Abstract

Abstract What are the legal principles of British utilitarianism in the long nineteenth century; and what conception(s) of international law do they offer? The celebrated founder of the utilitarian school is Jeremy Bentham, who categorically rejects all metaphysical natural law thinking by insisting that all positive law ought to be adopted by a legislature. But in the absence of a world legislature, what did this mean for the positivity and normativity of international law? Surprisingly, Bentham and a second generation of utilitarian thinkers can affirm the legally binding nature of international law; yet with John Austin, a radical ‘sovereigntist’ critique subsequently casts doubt over the nature of international law as law ‘properly so called’. This infamous scepticism would have a profound impact on British international thought in the twentieth century; yet in the nineteenth century, the ideas of a third-generation utilitarian became more prominent: the liberal philosophy of John Stuart Mill.
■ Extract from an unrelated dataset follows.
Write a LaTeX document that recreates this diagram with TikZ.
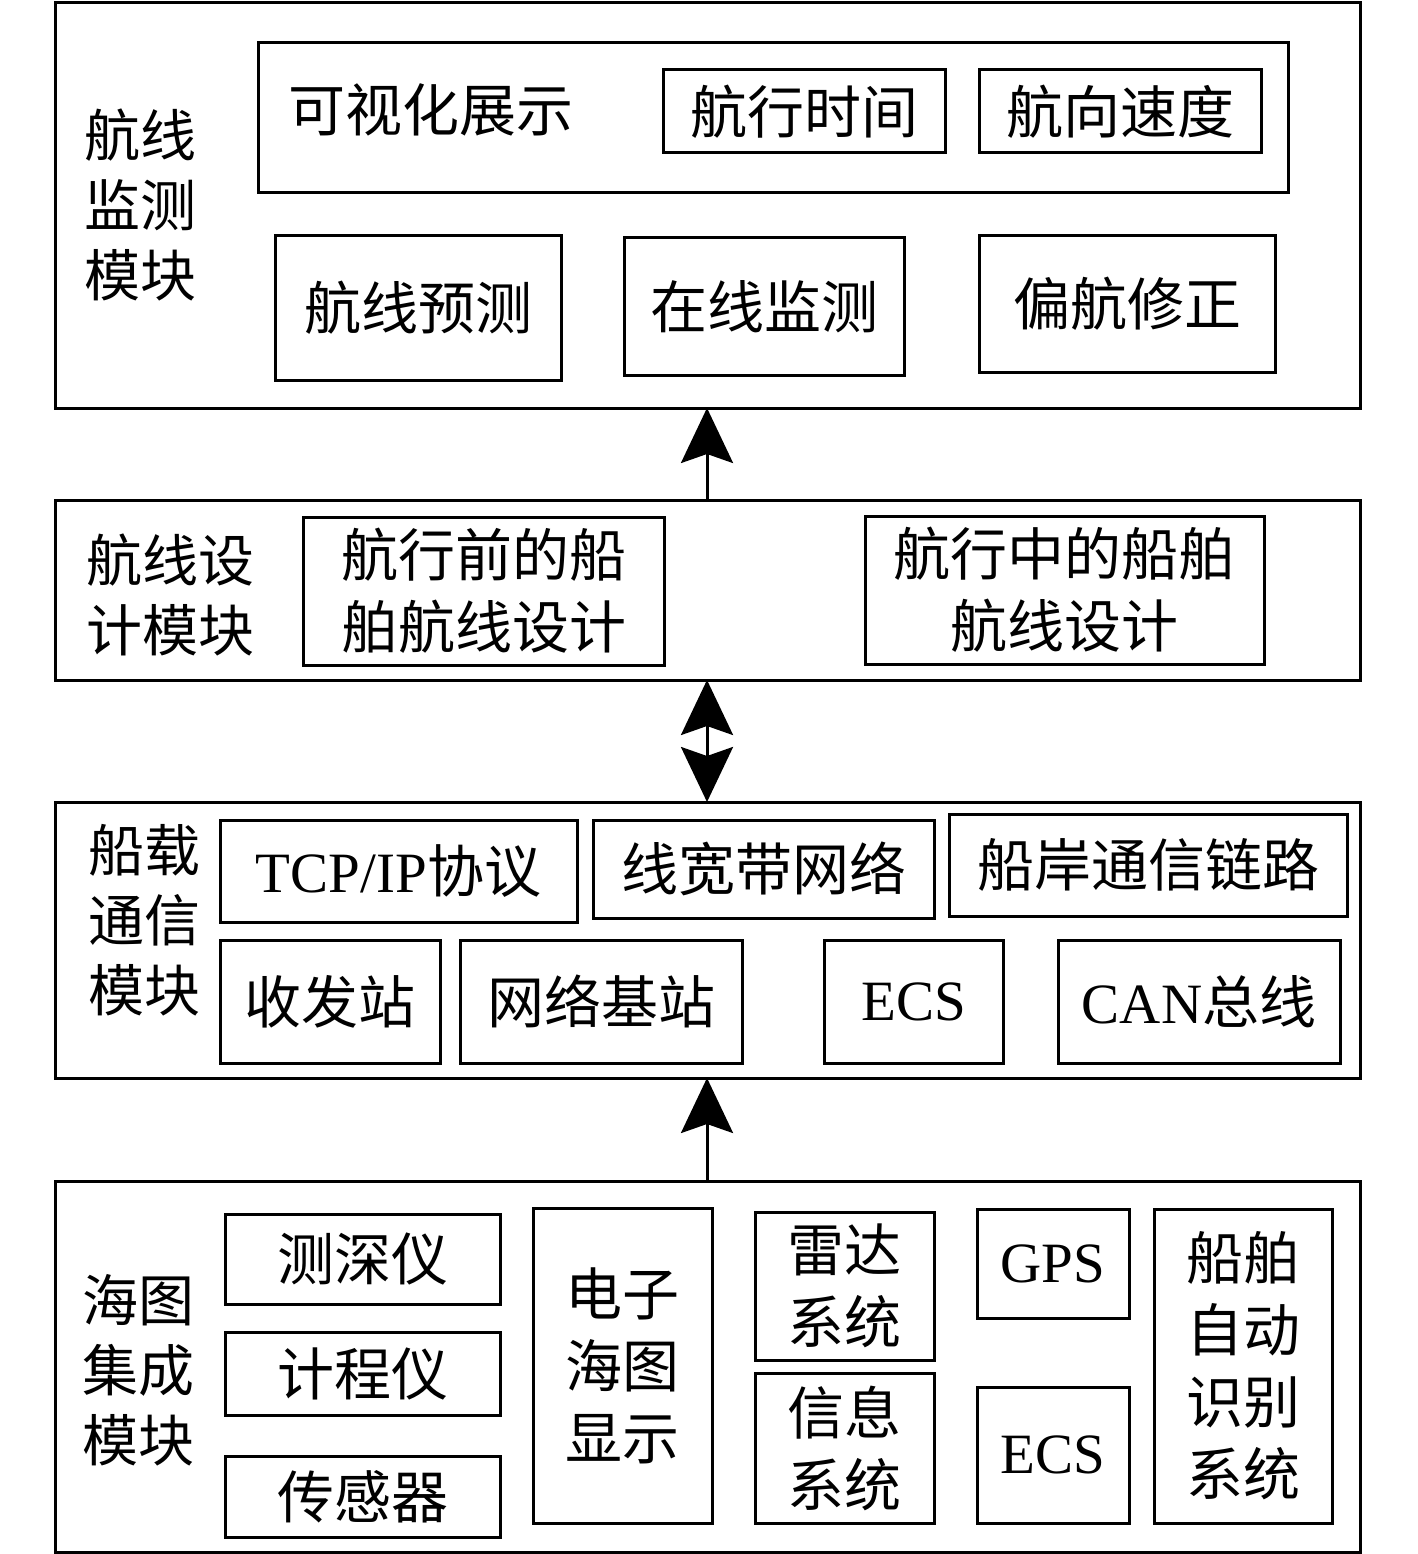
\documentclass[tikz,border=0pt]{standalone}
\usepackage{fontspec}
\setmainfont{Liberation Serif}
\newfontfamily\cjk{Noto Sans CJK SC}
\usetikzlibrary{arrows.meta}
\tikzset{
  bxs/.style={draw, line width=3pt, inner sep=0pt, align=center, font=\fontsize{57}{72}\selectfont},
  lbl/.style={inner sep=0pt, align=center, font=\fontsize{56}{70}\selectfont\cjk},
  conn/.style={line width=3pt, -{Stealth[length=55pt,width=52pt,inset=9pt]}},
  dconn/.style={line width=3pt, {Stealth[length=55pt,width=52pt,inset=9pt]}-{Stealth[length=55pt,width=52pt,inset=9pt]}}
}
\newcommand\bx[6]{\node[bxs, minimum width={#4-#2}, minimum height={#5-#3}] (#1) at ({(#2+#4)/2},{(#3+#5)/2}) {#6};}
\begin{document}
\begin{tikzpicture}[x=1pt,y=-1pt]
\useasboundingbox (0,0) rectangle (1417,1554);
% module 1
\bx{m1}{55}{3}{1360}{408}{}
\node[lbl] (m1l) at (140,205) {航线\\监测\\模块};
\bx{vis}{258}{43}{1288}{193}{}
\node[lbl, anchor=west, font=\fontsize{57}{70}\selectfont\cjk] (vist) at (288,110) {可视化展示};
\bx{hxsj}{663}{70}{945}{153}{\cjk 航行时间}
\bx{hxsd}{979}{70}{1261}{153}{\cjk 航向速度}
\bx{hxyc}{275}{236}{561}{380}{\cjk 航线预测}
\bx{zxjc}{624}{238}{904}{375}{\cjk 在线监测}
\bx{phxz}{979}{236}{1275}{372}{\cjk 偏航修正}
% module 2
\bx{m2}{55}{500}{1360}{680}{}
\node[lbl] (m2l) at (170,595) {航线设\\计模块};
\bx{qsj}{303}{517}{664}{665}{\cjk 航行前的船\\\cjk 舶航线设计}
\bx{zsj}{865}{516}{1264}{664}{\cjk 航行中的船舶\\\cjk 航线设计}
% module 3
\bx{m3}{55}{802}{1360}{1078}{}
\node[lbl] (m3l) at (144,920) {船载\\通信\\模块};
\bx{tcp}{220}{820}{577}{922}{TCP/IP{\cjk 协议}}
\bx{kd}{593}{820}{934}{918}{\cjk 线宽带网络}
\bx{ca}{949}{814}{1347}{916}{\cjk 船岸通信链路}
\bx{sfz}{220}{940}{440}{1063}{\cjk 收发站}
\bx{wljz}{460}{940}{742}{1063}{\cjk 网络基站}
\bx{ecs1}{824}{940}{1003}{1063}{ECS}
\bx{can}{1058}{940}{1340}{1063}{CAN{\cjk 总线}}
% module 4
\bx{m4}{55}{1181}{1360}{1552}{}
\node[lbl] (m4l) at (138,1370) {海图\\集成\\模块};
\bx{csy}{225}{1214}{500}{1304}{\cjk 测深仪}
\bx{jcy}{225}{1332}{500}{1415}{\cjk 计程仪}
\bx{cgq}{225}{1456}{500}{1537}{\cjk 传感器}
\bx{dzht}{533}{1208}{712}{1523}{\cjk 电子\\\cjk 海图\\\cjk 显示}
\bx{ld}{755}{1212}{934}{1360}{\cjk 雷达\\\cjk 系统}
\bx{xx}{755}{1373}{934}{1523}{\cjk 信息\\\cjk 系统}
\bx{gps}{977}{1209}{1129}{1318}{GPS}
\bx{ecs2}{977}{1387}{1129}{1523}{ECS}
\bx{ais}{1154}{1209}{1332}{1523}{\cjk 船舶\\\cjk 自动\\\cjk 识别\\\cjk 系统}
% connectors
\coordinate (a1) at (707,408);
\coordinate (a2) at (707,500);
\coordinate (b1) at (707,680);
\coordinate (b2) at (707,802);
\coordinate (c1) at (707,1078);
\coordinate (c2) at (707,1181);
\draw[conn] (a2) -- (a1);
\draw[dconn] (b1) -- (b2);
\draw[conn] (c2) -- (c1);
\end{tikzpicture}
\end{document}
Mill’s ‘relativist’ and ‘civilisational’ conception of international law thereby gave the utilitarian project a specifically imperialist dimension that will be analysed, both in its utilitarian-philosophical and practical-legal dimensions. The article however also explores two other legacies of British utilitarianism, namely: the rise of international codification and the emergence of a specifically British conception of private international law during the nineteenth century.